米国の携帯電話サービス最大手のベライゾン・ワイヤレスが1月11日、米アップルのスマートフォン「アイフォーン4(iPhone 4)」を2月10日に発売すると発表した。アイフォーンはこれまで同国で携帯電話サービス第2位のAT&Tが独占していたが、ベライゾンの参入で1社販売体制が崩れた。
アップルに60億ドルの経済効果
実は前週からベライゾンがこの日に記者発表を行うことを明らかにしており、米国はここ数日この話で持ち切りだった。
アナリストらは、ベライゾンが2011年に500万~1300万台のアイフォーンを販売すると見ており、アップルにもたらされる新たな収益は59億ドルになるなどと予測している。これを受けて前日のアップルの株価は急騰し、史上最高値を更新した。

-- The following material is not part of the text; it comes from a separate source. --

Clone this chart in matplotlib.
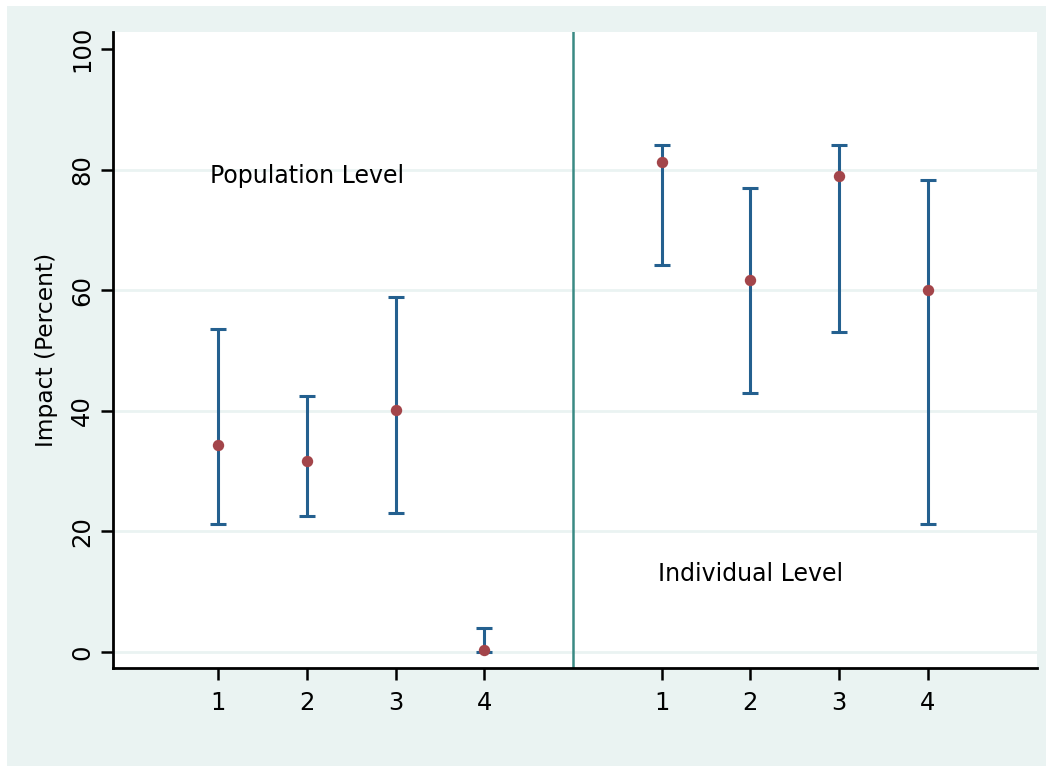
import matplotlib
matplotlib.use("Agg")
import matplotlib.pyplot as plt
from matplotlib.patches import Rectangle
import numpy as np

# ---- data ----
categories = ["1", "2", "3", "4"]
pop_est = [34.3, 31.6, 40.1, 0.3]
pop_lo = [21.2, 22.6, 23.1, 0.0]
pop_hi = [53.6, 42.5, 58.9, 4.0]
ind_est = [81.2, 61.7, 79.0, 60.0]
ind_lo = [64.2, 42.9, 53.1, 21.3]
ind_hi = [84.1, 76.9, 84.1, 78.2]
pop_x = [1, 2, 3, 4]
ind_x = [6, 7, 8, 9]
divider_x = 5
yticks = [0, 20, 40, 60, 80, 100]

BG = "#eaf3f2"
BAR = "#24608f"
PT = "#a3454a"
DIV = "#3a8a84"

plt.rcParams['font.family'] = ['DejaVu Sans']

W, H = 1051, 768
fig = plt.figure(figsize=(W / 100, H / 100), dpi=100, facecolor="white")

bgax = fig.add_axes([0, 0, 1, 1], zorder=-10)
bgax.set_axis_off()
bgax.set_xlim(0, 1)
bgax.set_ylim(0, 1)
bgax.add_patch(Rectangle((7 / W, 2 / H), 1039 / W, 760 / H,
                         facecolor=BG, edgecolor="none"))

ax = fig.add_axes([113 / W, 100 / H, (1037 - 113) / W, (668 - 32) / H], zorder=1)
ax.set_facecolor("white")

for y in yticks[:-1]:
    ax.axhline(y, color=BG, lw=2.0, zorder=1)

ax.axvline(divider_x, color=DIV, lw=1.8, zorder=2)

for xs, est, lo, hi in [(pop_x, pop_est, pop_lo, pop_hi),
                        (ind_x, ind_est, ind_lo, ind_hi)]:
    est = np.array(est)
    yerr = [est - np.array(lo), np.array(hi) - est]
    ax.errorbar(xs, est, yerr=yerr, fmt="none", ecolor=BAR, elinewidth=2.2,
                capsize=5.8, capthick=2.2, zorder=3)
    ax.plot(xs, est, "o", color=PT, ms=8.2, mec="none", zorder=4)

ax.text(0.906, 79.0, "Population Level", fontsize=17, va="center", ha="left")
ax.text(5.96, 13.0, "Individual Level", fontsize=17, va="center", ha="left")

ax.set_xlim(-0.188, 10.235)
ax.set_ylim(-2.66, 102.8)
ax.set_xticks(pop_x + ind_x)
ax.set_xticklabels(categories + categories)
ax.set_yticks(yticks)
ax.set_yticklabels([str(v) for v in yticks], rotation=90, va="center")

for s in ["top", "right"]:
    ax.spines[s].set_visible(False)
for s in ["left", "bottom"]:
    ax.spines[s].set_linewidth(2.0)
    ax.spines[s].set_color("black")

ax.tick_params(axis="both", length=8.5, width=1.8, labelsize=17.5, color="black")
ax.tick_params(axis="x", pad=8)
ax.tick_params(axis="y", pad=5)

ax.set_ylabel("Impact (Percent)", fontsize=16.8, labelpad=9)

fig.savefig("out.png", dpi=100, facecolor="white")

一方前日のAT&T株はダウ工業株30銘柄の中で最大の下げ幅となった。またベライゾン・ワイヤレスの親会社、ベライゾン・コミュニケーションズの株価も下落している。
米ブルームバーグによると、ベライゾンは1台当たり400ドル、総額約50億ドルの費用をかけてアイフォーンの購入を助成する見通しで、これが同社の利益を圧迫すると見られている。
AT&Tが昨年1年間で販売したアイフォーンの台数は1500万台だったが、アナリストらは2011年はこれが600万台程度に減ると見ている。英フィナンシャル・タイムズによると、今年AT&Tのアイフォーンを購入するはずだった顧客がベライゾンに流れるからだという。
またAT&Tのサービスに不満を持つ顧客はこれまでアイフォーンを敬遠していたが、ベライゾン版が登場したことでアイフォーンの購入が促されると予測している。
アップル、長年の悲願ようやく叶う
いずれにしても米国携帯電話サービス上位2社がアイフォーンを扱うことになり、今年の同端末の販売は大幅に伸びると予想されている。そしてこれはアップルにとって長年の悲願だったと米ウォールストリート・ジャーナルは伝えている。